[Records with drawing code]
======

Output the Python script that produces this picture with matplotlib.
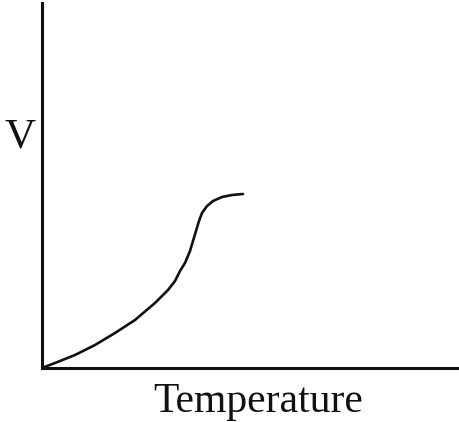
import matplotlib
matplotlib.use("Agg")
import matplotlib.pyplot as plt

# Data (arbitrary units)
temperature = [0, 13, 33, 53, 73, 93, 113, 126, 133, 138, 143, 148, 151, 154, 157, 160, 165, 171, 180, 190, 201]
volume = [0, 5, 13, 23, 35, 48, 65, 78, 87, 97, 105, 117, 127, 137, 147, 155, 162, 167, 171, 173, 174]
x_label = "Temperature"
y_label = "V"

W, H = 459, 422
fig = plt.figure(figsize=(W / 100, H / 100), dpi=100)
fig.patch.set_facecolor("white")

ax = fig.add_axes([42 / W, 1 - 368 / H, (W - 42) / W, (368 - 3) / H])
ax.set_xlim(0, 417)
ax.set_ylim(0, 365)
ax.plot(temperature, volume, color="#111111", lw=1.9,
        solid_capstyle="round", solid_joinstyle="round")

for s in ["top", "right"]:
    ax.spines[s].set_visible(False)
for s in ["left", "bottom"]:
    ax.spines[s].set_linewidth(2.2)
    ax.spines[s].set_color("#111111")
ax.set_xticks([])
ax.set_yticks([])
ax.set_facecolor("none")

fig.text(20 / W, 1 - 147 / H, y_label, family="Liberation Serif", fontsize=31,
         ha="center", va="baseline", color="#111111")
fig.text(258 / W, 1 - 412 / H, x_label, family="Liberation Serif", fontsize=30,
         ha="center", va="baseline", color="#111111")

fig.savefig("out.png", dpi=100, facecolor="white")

======

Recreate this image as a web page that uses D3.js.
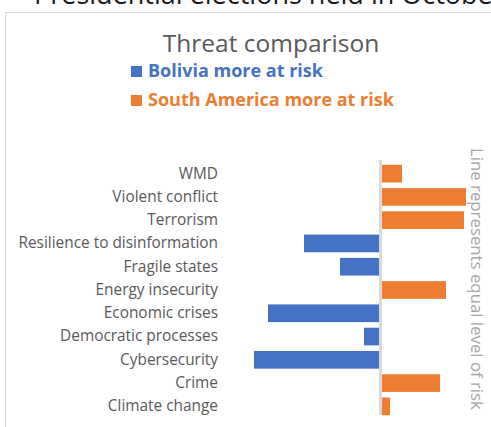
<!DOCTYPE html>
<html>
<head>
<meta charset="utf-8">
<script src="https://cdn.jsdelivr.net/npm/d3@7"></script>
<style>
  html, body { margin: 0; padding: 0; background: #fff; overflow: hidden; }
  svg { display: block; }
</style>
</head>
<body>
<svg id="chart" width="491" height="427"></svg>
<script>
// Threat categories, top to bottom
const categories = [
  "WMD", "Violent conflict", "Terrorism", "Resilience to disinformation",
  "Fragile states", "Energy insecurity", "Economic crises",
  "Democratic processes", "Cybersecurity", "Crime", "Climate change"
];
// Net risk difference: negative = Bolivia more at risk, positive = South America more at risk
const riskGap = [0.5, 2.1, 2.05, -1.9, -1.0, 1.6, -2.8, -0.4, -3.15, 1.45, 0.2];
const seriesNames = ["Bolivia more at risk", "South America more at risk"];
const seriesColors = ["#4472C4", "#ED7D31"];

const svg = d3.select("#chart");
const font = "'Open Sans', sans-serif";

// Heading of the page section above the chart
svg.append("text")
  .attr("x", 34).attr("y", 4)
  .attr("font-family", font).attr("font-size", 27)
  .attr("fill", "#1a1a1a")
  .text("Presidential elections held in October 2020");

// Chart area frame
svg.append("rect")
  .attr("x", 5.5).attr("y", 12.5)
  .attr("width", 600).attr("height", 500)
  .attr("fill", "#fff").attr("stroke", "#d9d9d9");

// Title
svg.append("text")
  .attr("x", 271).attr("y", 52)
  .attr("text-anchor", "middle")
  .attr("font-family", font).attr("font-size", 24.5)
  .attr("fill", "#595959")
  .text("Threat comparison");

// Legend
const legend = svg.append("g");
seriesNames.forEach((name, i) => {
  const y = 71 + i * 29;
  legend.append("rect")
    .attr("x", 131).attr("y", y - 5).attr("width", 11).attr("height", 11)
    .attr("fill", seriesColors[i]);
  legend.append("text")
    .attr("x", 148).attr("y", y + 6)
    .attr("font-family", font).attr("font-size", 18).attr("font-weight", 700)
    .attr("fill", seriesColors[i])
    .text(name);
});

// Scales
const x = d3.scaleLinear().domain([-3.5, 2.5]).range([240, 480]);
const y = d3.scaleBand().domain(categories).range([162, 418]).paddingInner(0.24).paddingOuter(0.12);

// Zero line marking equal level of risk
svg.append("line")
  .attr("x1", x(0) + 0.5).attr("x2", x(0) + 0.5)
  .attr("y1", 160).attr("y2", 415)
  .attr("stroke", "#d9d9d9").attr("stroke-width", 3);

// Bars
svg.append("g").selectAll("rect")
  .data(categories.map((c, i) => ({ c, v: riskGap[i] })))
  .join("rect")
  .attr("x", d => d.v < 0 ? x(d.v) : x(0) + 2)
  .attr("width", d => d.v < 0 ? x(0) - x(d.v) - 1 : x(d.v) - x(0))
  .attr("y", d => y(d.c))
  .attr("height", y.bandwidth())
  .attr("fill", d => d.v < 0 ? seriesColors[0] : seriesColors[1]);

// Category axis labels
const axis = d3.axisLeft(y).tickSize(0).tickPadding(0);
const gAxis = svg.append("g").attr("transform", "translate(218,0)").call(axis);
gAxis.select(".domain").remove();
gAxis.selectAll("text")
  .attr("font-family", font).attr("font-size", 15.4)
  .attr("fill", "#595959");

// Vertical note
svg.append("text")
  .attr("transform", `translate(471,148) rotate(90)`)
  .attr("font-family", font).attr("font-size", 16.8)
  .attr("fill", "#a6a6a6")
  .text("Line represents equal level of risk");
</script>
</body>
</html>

======

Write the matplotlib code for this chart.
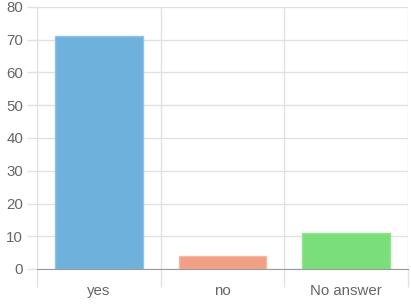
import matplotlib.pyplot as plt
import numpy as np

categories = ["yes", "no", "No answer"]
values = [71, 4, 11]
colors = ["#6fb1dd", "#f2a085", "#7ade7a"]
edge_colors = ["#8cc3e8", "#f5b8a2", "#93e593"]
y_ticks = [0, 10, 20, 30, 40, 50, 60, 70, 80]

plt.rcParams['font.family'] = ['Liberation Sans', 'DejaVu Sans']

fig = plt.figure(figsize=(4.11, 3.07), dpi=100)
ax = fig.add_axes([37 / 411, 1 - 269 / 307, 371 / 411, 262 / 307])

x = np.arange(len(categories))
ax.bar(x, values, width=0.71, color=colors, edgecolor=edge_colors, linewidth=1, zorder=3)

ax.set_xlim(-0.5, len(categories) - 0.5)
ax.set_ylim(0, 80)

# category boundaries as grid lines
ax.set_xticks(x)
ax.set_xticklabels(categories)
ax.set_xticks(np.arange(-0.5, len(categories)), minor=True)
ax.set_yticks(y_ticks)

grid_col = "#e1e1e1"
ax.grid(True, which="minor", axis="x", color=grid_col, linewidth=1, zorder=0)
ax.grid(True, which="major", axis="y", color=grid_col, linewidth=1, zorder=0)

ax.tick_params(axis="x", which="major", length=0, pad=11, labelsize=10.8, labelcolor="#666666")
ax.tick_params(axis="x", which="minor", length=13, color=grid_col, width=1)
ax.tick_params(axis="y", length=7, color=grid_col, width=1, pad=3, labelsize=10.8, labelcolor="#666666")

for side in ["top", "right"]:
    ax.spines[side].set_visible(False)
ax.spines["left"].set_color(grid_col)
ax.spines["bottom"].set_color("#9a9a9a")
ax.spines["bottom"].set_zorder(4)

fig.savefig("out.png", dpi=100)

======

Would you restate, exactly and with no pictures, the lines of the entries above from the one containing "Write the matplotlib code for this chart." through the one containing "y_ticks = [0, 10, 20, 30, 40, 50, 60, 70, 80]"?

**Response:**
Write the matplotlib code for this chart.
import matplotlib.pyplot as plt
import numpy as np

categories = ["yes", "no", "No answer"]
values = [71, 4, 11]
colors = ["#6fb1dd", "#f2a085", "#7ade7a"]
edge_colors = ["#8cc3e8", "#f5b8a2", "#93e593"]
y_ticks = [0, 10, 20, 30, 40, 50, 60, 70, 80]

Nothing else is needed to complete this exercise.